The bank noted that Australian financial institutions are also still in the process of embedding climate risk into their risk management frameworks, with a recent APRA self-assessment survey finding that 23 per cent of institutions did not have metrics to monitor climate risks.

“Financial institutions will need to continue to invest in systems and processes to understand and manage climate-related risks, including by collecting, analysing and disclosing appropriate data; work done by global and Australian regulators on climate-related disclosures and taxonomies should assist with this,” the RBA said.

In August, the head of domestic markets at the RBA, Jonathan Kearns, stressed in a speech to the Credit Law Conference in Sydney that climate change can significantly affect the prices of assets if it reduces future cash flows and makes them more volatile.

“Climate change risks can manifest in different ways for different types of financial entities.

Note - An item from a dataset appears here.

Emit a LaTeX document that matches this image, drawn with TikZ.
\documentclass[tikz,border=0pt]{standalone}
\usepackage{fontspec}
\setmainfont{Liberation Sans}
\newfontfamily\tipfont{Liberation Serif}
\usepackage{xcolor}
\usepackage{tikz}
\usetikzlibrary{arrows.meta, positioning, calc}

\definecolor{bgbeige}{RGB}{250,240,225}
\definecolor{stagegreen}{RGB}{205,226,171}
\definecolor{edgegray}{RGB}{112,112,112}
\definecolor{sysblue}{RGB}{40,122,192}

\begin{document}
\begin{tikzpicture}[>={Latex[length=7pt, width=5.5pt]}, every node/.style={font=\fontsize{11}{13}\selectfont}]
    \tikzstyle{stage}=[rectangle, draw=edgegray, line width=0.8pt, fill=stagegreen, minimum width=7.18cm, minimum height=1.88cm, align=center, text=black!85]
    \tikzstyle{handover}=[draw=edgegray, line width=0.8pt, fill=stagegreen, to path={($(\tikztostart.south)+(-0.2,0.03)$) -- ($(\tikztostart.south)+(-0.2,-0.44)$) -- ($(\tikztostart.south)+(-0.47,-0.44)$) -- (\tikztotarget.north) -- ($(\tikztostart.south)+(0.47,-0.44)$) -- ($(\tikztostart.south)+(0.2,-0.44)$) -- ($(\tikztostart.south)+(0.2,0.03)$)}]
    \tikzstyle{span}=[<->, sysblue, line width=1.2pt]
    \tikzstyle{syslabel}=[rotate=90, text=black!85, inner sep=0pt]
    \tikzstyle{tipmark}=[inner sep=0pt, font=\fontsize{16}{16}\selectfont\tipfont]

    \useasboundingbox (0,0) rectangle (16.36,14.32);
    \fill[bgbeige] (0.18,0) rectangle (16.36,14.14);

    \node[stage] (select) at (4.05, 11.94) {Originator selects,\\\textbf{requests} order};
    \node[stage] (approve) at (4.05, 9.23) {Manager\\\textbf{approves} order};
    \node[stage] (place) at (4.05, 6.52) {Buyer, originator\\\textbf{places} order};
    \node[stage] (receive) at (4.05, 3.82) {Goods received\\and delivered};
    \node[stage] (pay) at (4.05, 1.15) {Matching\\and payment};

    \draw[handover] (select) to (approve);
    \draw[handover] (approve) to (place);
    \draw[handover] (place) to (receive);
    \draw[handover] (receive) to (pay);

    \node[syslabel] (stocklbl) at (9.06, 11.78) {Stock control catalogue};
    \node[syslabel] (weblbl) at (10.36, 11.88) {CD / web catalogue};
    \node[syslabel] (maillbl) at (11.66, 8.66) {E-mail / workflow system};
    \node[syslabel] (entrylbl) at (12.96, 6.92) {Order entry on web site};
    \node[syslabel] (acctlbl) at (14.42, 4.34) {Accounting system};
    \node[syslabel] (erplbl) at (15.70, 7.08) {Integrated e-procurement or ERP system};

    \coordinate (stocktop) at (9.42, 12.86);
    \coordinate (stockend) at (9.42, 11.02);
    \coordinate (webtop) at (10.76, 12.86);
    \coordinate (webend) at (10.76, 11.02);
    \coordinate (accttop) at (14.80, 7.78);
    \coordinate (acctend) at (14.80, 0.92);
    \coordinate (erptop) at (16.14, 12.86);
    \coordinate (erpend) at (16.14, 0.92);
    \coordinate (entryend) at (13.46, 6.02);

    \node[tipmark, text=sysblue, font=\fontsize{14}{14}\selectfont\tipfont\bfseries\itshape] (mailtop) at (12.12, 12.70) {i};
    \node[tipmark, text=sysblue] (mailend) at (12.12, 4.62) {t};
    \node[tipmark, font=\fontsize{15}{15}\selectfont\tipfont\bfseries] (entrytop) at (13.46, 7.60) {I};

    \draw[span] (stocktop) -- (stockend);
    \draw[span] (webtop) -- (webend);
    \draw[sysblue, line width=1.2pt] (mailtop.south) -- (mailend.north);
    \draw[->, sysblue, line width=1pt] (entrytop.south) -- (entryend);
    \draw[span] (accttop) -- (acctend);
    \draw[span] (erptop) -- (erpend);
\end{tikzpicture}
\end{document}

If financial entities mismanage their climate risks, they are also exposed to liability risk,” Mr Kearns said.

Mr Kearns urged financial market participants and regulators to “act now to best manage the financial risks and facilitate the associated opportunities”.

Currently in Australia, the five largest banks are conducting a Climate Vulnerability Assessment under the guidance of the APRA.

This exercise, Mr Kearns explained, should assist the Council of Financial Regulators’ (CFR) work regarding the development of climate-related disclosures.

Average temperatures in Australia have risen 1.4 degrees since 1910, and climate scientists are predicting that with current policies, average temperatures will rise around 2.7 degrees above pre-industrial levels by 2100.

“We have seen how climate change is already affecting people’s lives in Australia and around the world, and it will keep doing so”, Mr Kearns said at the time.

“But our actions over the coming years will obviously affect the ongoing path of climate change.”